5. Specify the crossing in the cropped image then run classify_trajectories.py to determine pedestrians that crossed the road. Running classify_trajectories.py appends the columns cross that states if the pedestrian eventually crossed the road, and incrossing that states if the pedestrian is currently in the crossing or is at the sidewalks. Note that the value of cross for each pedestrian will be similar throughout his lifetime.

cd ROOT 
python3 ./annotator/classify_trajectories.py --filename ../dataset/all/annotations/sample1-modified.txt --tl 565 70 --tr 650 70 --br 650 300 --bl 465 300

6. Crop the pedestrians to create the dataset. The images of each pedestrian will be located at /dataset/all/crops/<video_name>/<pedestrian_id>/<frame_number>.png. For example, the image of pedestrian 2 at frame 1000 for the video sample1.MP4 will be located at /dataset/all/crops/sample1/0000000002/0000001000.png

7. OPTIONAL: The results of the tracker can be visualized by running annotate_video.py

We remind the users that a shell script including all the steps have been included at /annotator/annotate-sample.sh and that the folders /dataset/all/crops/sample1 and /dataset/all/annotations/sample1.txt must be moved to /dataset/train/crops/sample1 and /dataset/train/annotations/sample1.txt for it to be used in the training set.
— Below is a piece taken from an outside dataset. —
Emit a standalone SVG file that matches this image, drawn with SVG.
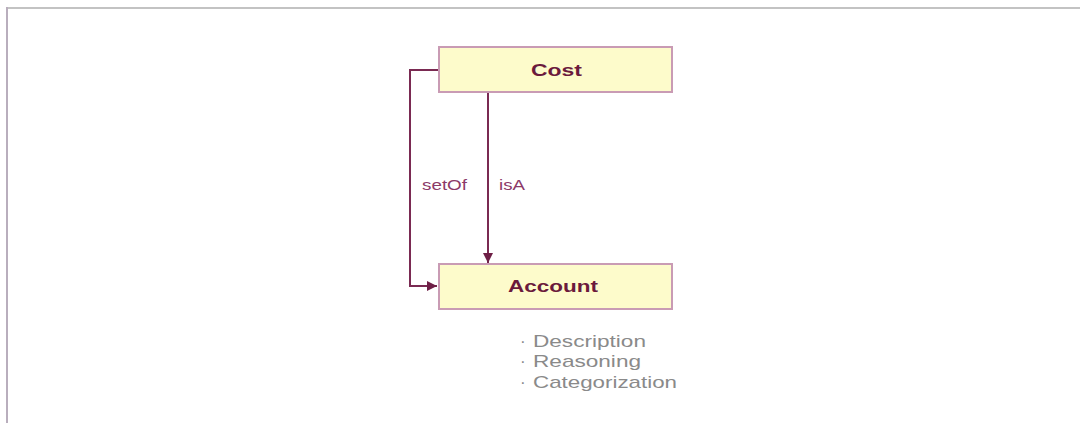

We built a simple CNN LSTM as a baseline for our study. Details are in the report. Run train.sh to train the architecture. The model will be saved at /pedestrian_intention/models/.

Run evaluate_lausanne.ipynb to get visual results when classifying at every timestep. In the gif below, a green bounding box indicates a decision of "not crossing" while a red bounding box indicates a decision of "crossing".

Run guidedbackprop_lausanne.ipynb to get visual results when classifying at every timestep. In the images below, a green bounding box indicates a decision of "not crossing" while a red bounding box indicates a decision of "crossing".